§ PROBLEM DETAILS
Restate word for word the lines beginning at the one that contains "Clone this chart in matplotlib." and ending at the one that contains "plt.rcParams['font.family'] = ['Noto"; include both and nothing else.

## start EXTRACTED MATERIAL

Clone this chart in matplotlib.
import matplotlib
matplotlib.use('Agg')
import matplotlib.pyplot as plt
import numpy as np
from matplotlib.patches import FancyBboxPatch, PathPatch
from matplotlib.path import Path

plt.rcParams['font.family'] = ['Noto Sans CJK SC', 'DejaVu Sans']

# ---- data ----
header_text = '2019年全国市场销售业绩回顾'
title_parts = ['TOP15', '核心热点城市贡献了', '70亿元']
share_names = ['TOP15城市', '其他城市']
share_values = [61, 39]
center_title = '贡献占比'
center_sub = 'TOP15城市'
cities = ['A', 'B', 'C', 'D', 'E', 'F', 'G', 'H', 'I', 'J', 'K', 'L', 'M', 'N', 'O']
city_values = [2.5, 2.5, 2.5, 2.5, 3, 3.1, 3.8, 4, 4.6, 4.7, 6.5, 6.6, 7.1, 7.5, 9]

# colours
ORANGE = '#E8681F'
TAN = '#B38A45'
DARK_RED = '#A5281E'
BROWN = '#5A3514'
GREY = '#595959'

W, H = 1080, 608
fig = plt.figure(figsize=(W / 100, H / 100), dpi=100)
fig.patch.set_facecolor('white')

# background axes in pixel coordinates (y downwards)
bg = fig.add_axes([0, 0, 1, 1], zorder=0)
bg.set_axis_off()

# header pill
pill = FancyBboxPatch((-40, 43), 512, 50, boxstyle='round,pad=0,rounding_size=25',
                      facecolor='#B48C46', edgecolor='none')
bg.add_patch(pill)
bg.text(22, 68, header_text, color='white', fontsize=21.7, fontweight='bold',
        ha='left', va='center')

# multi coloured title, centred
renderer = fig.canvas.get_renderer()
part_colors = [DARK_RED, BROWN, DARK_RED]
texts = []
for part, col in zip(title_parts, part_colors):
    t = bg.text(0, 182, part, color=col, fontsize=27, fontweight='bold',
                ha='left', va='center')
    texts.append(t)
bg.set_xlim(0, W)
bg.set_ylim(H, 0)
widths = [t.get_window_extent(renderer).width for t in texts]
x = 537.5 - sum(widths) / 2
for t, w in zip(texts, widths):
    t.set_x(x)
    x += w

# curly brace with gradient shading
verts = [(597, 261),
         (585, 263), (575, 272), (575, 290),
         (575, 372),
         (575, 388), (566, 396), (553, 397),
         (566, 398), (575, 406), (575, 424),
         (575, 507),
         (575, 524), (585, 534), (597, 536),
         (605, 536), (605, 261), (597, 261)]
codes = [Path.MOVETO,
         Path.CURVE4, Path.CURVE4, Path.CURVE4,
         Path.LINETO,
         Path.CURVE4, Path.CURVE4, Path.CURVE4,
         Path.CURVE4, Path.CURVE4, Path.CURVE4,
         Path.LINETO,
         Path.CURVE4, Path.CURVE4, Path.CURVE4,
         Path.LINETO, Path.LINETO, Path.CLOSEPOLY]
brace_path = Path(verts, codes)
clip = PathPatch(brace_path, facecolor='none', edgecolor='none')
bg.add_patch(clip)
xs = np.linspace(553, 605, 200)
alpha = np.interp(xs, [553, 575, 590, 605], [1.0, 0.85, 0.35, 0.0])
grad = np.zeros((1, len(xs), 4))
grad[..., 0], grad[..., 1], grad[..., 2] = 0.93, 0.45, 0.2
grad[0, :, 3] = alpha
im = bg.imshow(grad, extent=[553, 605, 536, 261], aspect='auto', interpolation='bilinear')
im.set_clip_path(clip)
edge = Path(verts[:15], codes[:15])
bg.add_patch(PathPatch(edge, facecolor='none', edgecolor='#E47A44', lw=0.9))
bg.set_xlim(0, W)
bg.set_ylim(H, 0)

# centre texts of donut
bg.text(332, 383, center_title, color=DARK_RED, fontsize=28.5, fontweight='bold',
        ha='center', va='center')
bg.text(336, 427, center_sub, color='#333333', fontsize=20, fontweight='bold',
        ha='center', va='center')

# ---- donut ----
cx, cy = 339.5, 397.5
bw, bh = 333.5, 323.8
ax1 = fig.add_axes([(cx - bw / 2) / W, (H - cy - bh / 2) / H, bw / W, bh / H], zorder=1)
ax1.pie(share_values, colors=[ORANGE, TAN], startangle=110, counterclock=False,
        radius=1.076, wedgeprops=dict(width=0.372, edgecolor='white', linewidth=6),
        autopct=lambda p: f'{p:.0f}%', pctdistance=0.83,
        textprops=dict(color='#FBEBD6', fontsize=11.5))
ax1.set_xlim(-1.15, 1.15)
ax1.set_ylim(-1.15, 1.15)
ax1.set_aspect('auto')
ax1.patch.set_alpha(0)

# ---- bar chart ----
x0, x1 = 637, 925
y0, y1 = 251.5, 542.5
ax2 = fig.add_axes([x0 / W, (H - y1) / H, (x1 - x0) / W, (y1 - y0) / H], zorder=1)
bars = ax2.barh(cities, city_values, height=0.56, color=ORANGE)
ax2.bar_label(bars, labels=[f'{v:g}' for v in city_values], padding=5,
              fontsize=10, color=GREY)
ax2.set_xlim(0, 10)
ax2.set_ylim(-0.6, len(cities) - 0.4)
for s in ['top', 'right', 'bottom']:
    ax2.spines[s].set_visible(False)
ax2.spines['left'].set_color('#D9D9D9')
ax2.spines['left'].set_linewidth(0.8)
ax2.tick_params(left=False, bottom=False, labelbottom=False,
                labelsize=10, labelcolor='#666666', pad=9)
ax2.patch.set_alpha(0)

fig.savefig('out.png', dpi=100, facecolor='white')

## end EXTRACTED MATERIAL
## start EXTRACTED MATERIAL

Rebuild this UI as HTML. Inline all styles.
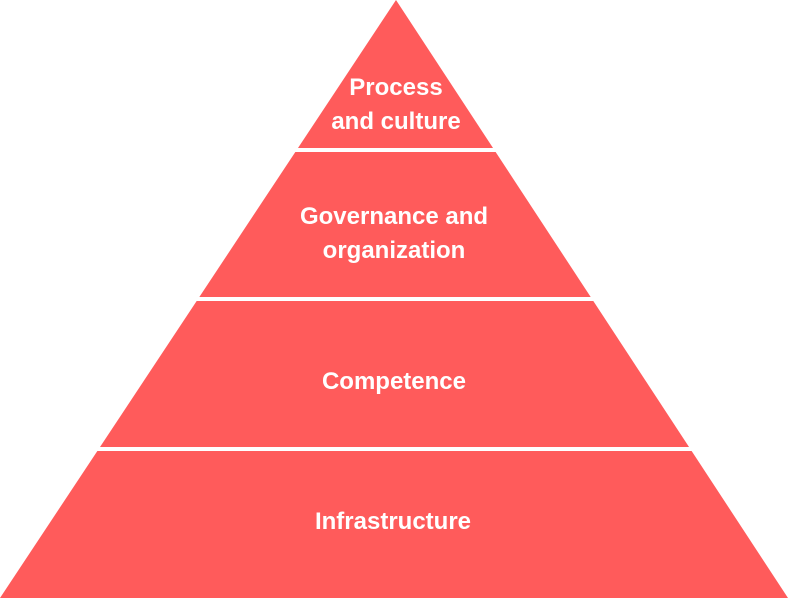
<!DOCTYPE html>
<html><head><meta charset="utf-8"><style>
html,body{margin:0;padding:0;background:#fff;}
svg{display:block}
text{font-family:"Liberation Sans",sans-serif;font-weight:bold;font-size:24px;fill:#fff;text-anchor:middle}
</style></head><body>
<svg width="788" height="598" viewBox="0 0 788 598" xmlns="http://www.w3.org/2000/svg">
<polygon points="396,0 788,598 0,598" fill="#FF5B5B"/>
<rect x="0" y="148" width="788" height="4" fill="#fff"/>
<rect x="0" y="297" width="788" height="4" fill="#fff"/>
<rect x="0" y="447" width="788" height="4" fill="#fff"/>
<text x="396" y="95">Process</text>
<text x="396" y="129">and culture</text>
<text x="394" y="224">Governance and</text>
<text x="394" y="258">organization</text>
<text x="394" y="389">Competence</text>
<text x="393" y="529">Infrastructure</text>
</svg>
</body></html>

## end EXTRACTED MATERIAL

§ EXPECTED ANSWER
Clone this chart in matplotlib.
import matplotlib
matplotlib.use('Agg')
import matplotlib.pyplot as plt
import numpy as np
from matplotlib.patches import FancyBboxPatch, PathPatch
from matplotlib.path import Path

plt.rcParams['font.family'] = ['Noto Sans CJK SC', 'DejaVu Sans']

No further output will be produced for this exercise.